As part of a new series on the structure of compensation at investment banks, we’re looking at the way you can expect to get your bonus structured at various pay levels across leading investment banks. How much will you be paid in cash? How much will you be paid in stock (or in some cases, CoCos)? How long will you have to wait until your stock becomes available? Basically, how much of your bonus will be disposable income on a year-by-year basis?
To start the process, we’ve looked at Goldman Sachs. The U.S. bank is tight-lipped when it comes to compensation. Goldman provides fewer details on pay than its UK and continental European counterparts in its annual report and offers detailed compensation information only for its senior executives in its proxy statement. We know from Goldman’s most recent UK regulatory filing that it pays its London-based ‘code staff’ a high proportion of stock – stock accounted for 75% of the total in 2012. However, those figures are now outdated and apply only to the bank’s 115 key risk takers, senior managers, and important control staff. Generally, it seems that Goldman is far, far more generous with its cash.
The charts below are derived from conversations with multiple international headhunting firms in London. They are based upon these firms’ recorded information following their conversations with current Goldman employees and with people who’ve moved out of Goldman Sachs. They apply to revenue generating staff but not to key risk takers in London, whose compensation is dictated by EU pay rules specifying that at least 40% of bonuses must be deferred. The charts have not been corroborated by the firm itself (Goldman declines to discuss pay) and are necessarily qualitative. If you work at Goldman Sachs and would like to add to the information below, please get in touch via the comments box at the bottom of this page.

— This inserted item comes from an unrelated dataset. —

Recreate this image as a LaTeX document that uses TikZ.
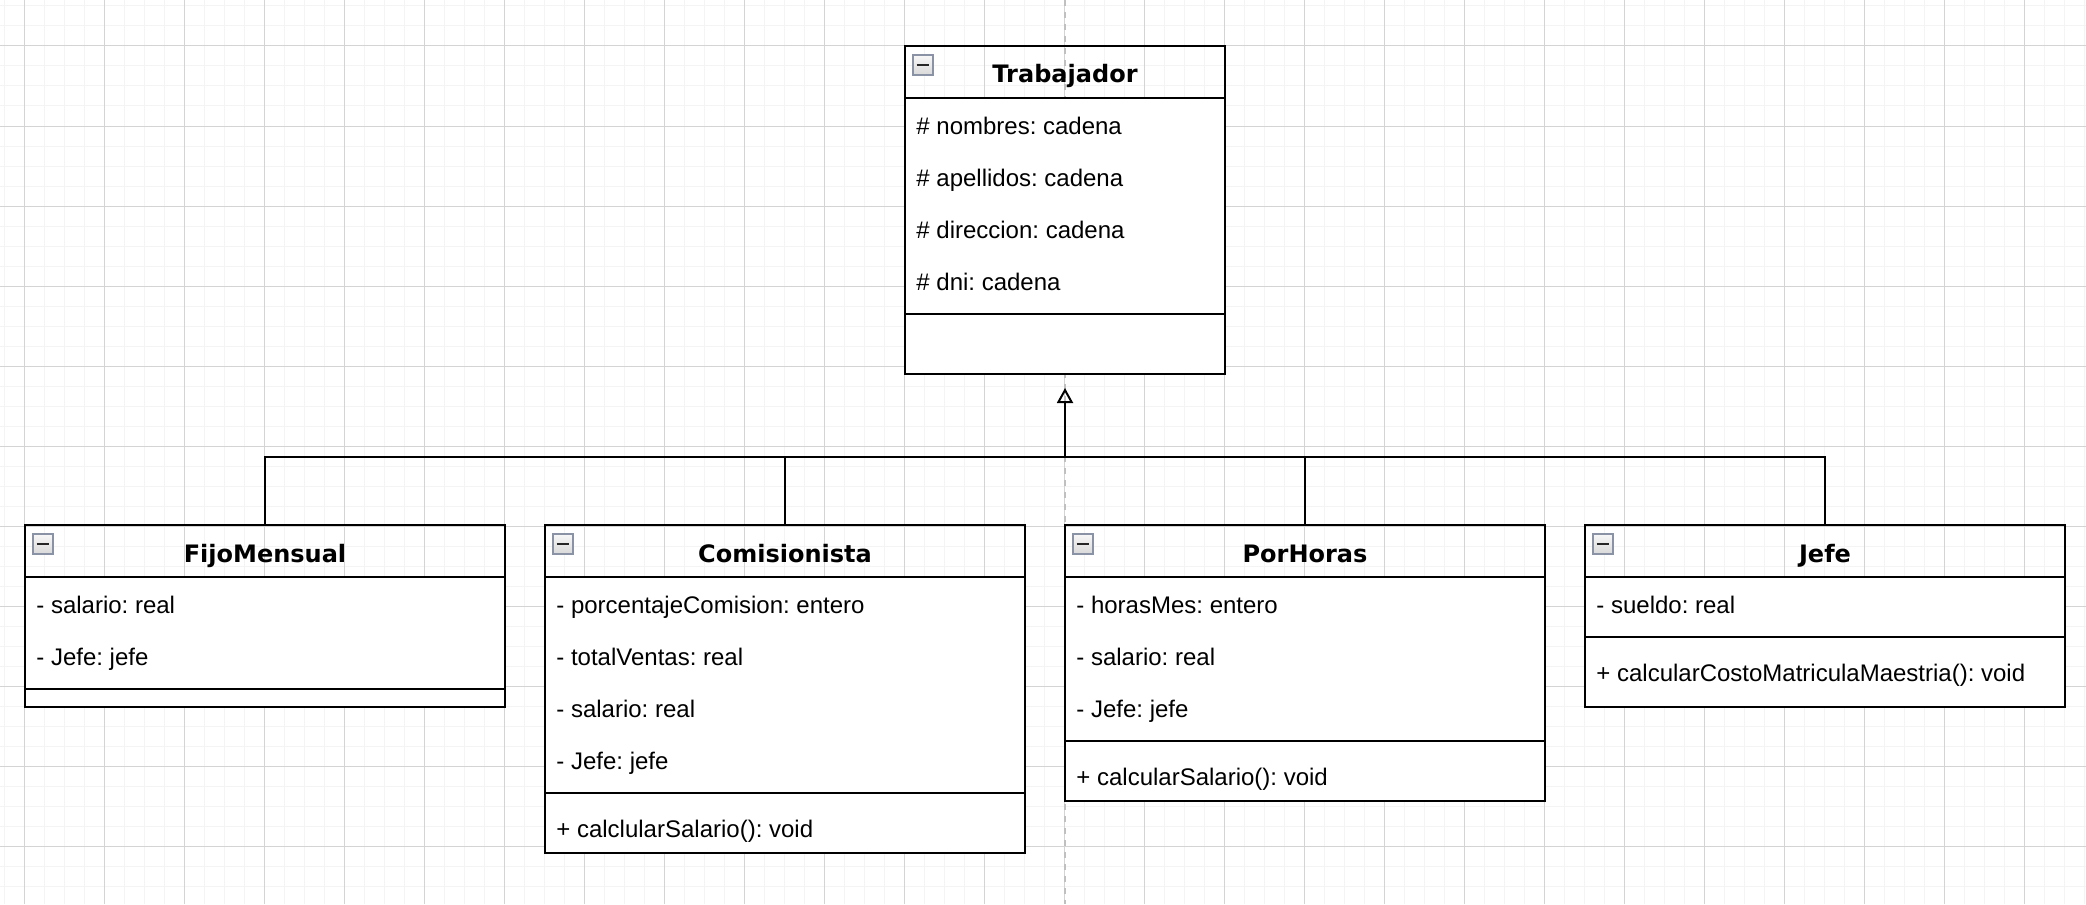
\documentclass[tikz,border=0pt]{standalone}
\usepackage{fontspec}
\setmainfont{Liberation Sans}
\newfontfamily\titlefont{DejaVu Sans}
\usetikzlibrary{arrows.meta}
\definecolor{gridminor}{HTML}{F4F4F4}
\definecolor{gridmajor}{HTML}{D4D4D4}
\definecolor{pagebreakc}{HTML}{C0C0C0}
\definecolor{iconborder}{HTML}{8A93A6}
\tikzset{
  classframe/.style={draw=black, line width=1pt, rectangle, inner sep=0pt, outer sep=0pt, anchor=north west},
  bodyfill/.style={fill=white},
  sepline/.style={line width=1pt},
  classtitle/.style={font=\titlefont\bfseries\fontsize{12pt}{14pt}\selectfont, anchor=base, inner sep=0pt},
  member/.style={font=\frenchspacing\fontsize{12pt}{14pt}\selectfont, anchor=base west, inner sep=0pt},
  icon/.style={draw=iconborder, line width=0.7pt, top color=gray!6, bottom color=gray!30, minimum size=10pt, inner sep=0pt, outer sep=0pt, anchor=north west, rectangle},
  iconbar/.style={line width=1pt, black!85},
  conn/.style={line width=1pt},
  inh/.style={conn, -{Triangle[open, length=7.5pt, width=8pt, line width=1pt]}},
  pagebreak/.style={pagebreakc, line width=1pt, dash pattern=on 3pt off 3pt},
}
\begin{document}
\begin{tikzpicture}[x=0.5pt, y=-0.5pt]
\useasboundingbox (0,0) rectangle (2086,904);
\fill[white] (0,0) rectangle (2086,904);
% grid
\foreach \x in {4,24,...,2084} \draw[gridminor, line width=0.5pt] (\x,0) -- (\x,904);
\foreach \y in {6,26,...,904} \draw[gridminor, line width=0.5pt] (0,\y) -- (2086,\y);
\foreach \x in {24,104,...,2084} \draw[gridmajor, line width=0.5pt] (\x,0) -- (\x,904);
\foreach \y in {46,126,...,904} \draw[gridmajor, line width=0.5pt] (0,\y) -- (2086,\y);
\draw[pagebreak] (1065,0) -- (1065,904);

% ---------- Trabajador ----------
\fill[bodyfill] (905,98) rectangle (1225,374);
\node[classframe, minimum width=160pt, minimum height=164pt] (trab) at (905,46) {};
\draw[sepline] (905,98) -- (1225,98);
\draw[sepline] (905,314) -- (1225,314);
\node[icon] (trabI) at (913,55) {};
\draw[iconbar] ([xshift=-3.2pt]trabI.center) -- ([xshift=3.2pt]trabI.center);
\node[classtitle] (trabT) at (1065,83) {Trabajador};
\node[member] (trabA) at (916,134) {\# nombres: cadena};
\node[member] (trabB) at (916,186) {\# apellidos: cadena};
\node[member] (trabC) at (916,238) {\# direccion: cadena};
\node[member] (trabD) at (916,290) {\# dni: cadena};

% ---------- FijoMensual ----------
\fill[bodyfill] (25,577) rectangle (505,707);
\node[classframe, minimum width=240pt, minimum height=91pt] (fijo) at (25,525) {};
\draw[sepline] (25,577) -- (505,577);
\draw[sepline] (25,689) -- (505,689);
\node[icon] (fijoI) at (33,534) {};
\draw[iconbar] ([xshift=-3.2pt]fijoI.center) -- ([xshift=3.2pt]fijoI.center);
\node[classtitle] (fijoT) at (265,562) {FijoMensual};
\node[member] (fijoA) at (36,613) {- salario: real};
\node[member] (fijoB) at (36,665) {- Jefe: jefe};

% ---------- Comisionista ----------
\fill[bodyfill] (545,577) rectangle (1025,853);
\node[classframe, minimum width=240pt, minimum height=164pt] (comi) at (545,525) {};
\draw[sepline] (545,577) -- (1025,577);
\draw[sepline] (545,793) -- (1025,793);
\node[icon] (comiI) at (553,534) {};
\draw[iconbar] ([xshift=-3.2pt]comiI.center) -- ([xshift=3.2pt]comiI.center);
\node[classtitle] (comiT) at (785,562) {Comisionista};
\node[member] (comiA) at (556,613) {- porcentajeComision: entero};
\node[member] (comiB) at (556,665) {- totalVentas: real};
\node[member] (comiC) at (556,717) {- salario: real};
\node[member] (comiD) at (556,769) {- Jefe: jefe};
\node[member] (comiM) at (556,837) {+ calclularSalario(): void};

% ---------- PorHoras ----------
\fill[bodyfill] (1065,577) rectangle (1545,801);
\node[classframe, minimum width=240pt, minimum height=138pt] (porh) at (1065,525) {};
\draw[sepline] (1065,577) -- (1545,577);
\draw[sepline] (1065,741) -- (1545,741);
\node[icon] (porhI) at (1073,534) {};
\draw[iconbar] ([xshift=-3.2pt]porhI.center) -- ([xshift=3.2pt]porhI.center);
\node[classtitle] (porhT) at (1305,562) {PorHoras};
\node[member] (porhA) at (1076,613) {- horasMes: entero};
\node[member] (porhB) at (1076,665) {- salario: real};
\node[member] (porhC) at (1076,717) {- Jefe: jefe};
\node[member] (porhM) at (1076,785) {+ calcularSalario(): void};

% ---------- Jefe ----------
\fill[bodyfill] (1585,577) rectangle (2065,707);
\node[classframe, minimum width=240pt, minimum height=91pt] (jefe) at (1585,525) {};
\draw[sepline] (1585,577) -- (2065,577);
\draw[sepline] (1585,637) -- (2065,637);
\node[icon] (jefeI) at (1593,534) {};
\draw[iconbar] ([xshift=-3.2pt]jefeI.center) -- ([xshift=3.2pt]jefeI.center);
\node[classtitle] (jefeT) at (1825,562) {Jefe};
\node[member] (jefeA) at (1596,613) {- sueldo: real};
\node[member] (jefeM) at (1596,681) {+ calcularCostoMatriculaMaestria(): void};

% ---------- inheritance ----------
\coordinate (bus) at (1065,457);
\draw[conn] (fijo.north) |- (bus);
\draw[conn] (comi.north) |- (bus);
\draw[conn] (porh.north) |- (bus);
\draw[conn] (jefe.north) |- (bus);
\draw[inh, shorten >=7pt] (bus) -- (trab.south);
\end{tikzpicture}
\end{document}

How a $250k bonus will be structured at Goldman Sachs
At ‘low’ levels, we understand that Goldman generally pays the entirety of its front office bonuses in cash. If you earn a $250k bonus at Goldman, you will therefore probably get the whole thing to spend immediately.
How a $500k bonus will be structured at Goldman Sachs
Beyond $250k, it seems that Goldman starts deferring pay. However, its deferrals are small compared to European rivals. If you receive a $500k bonus at Goldman, we understand that only 20% will be deferred. That deferred portion will be split between cash and stock and staggered over three years, delivered in equal tranches of 1/3, 1/3, 1/3 over the period. However, as per the explanation on page 213 on Goldman’s annual report, the bank imposes additional transfer restrictions on its restricted stock units and specifies that they can’t be sold until January 2019. We also understand that 50% of the deferred stock portion of the bonus is subject to a clawback related to continued service. The proportion of the deferred bonus to which this clawback applies varies by division and seniority. In early 2014, 30% of all the restricted stock awards that Goldman issued globally (for the 2013 bonus round) were subject to this clawback restriction.
How a $1m bonus will be structured at Goldman Sachs
Seven-figure bonuses are also understood to be subject to minimal deferrals at Goldman Sachs. Headhunters and Goldman insiders report that only 35% of a $1m bonus at the bank will be deferred. The deferred portion will be subject to the restrictions outlined above.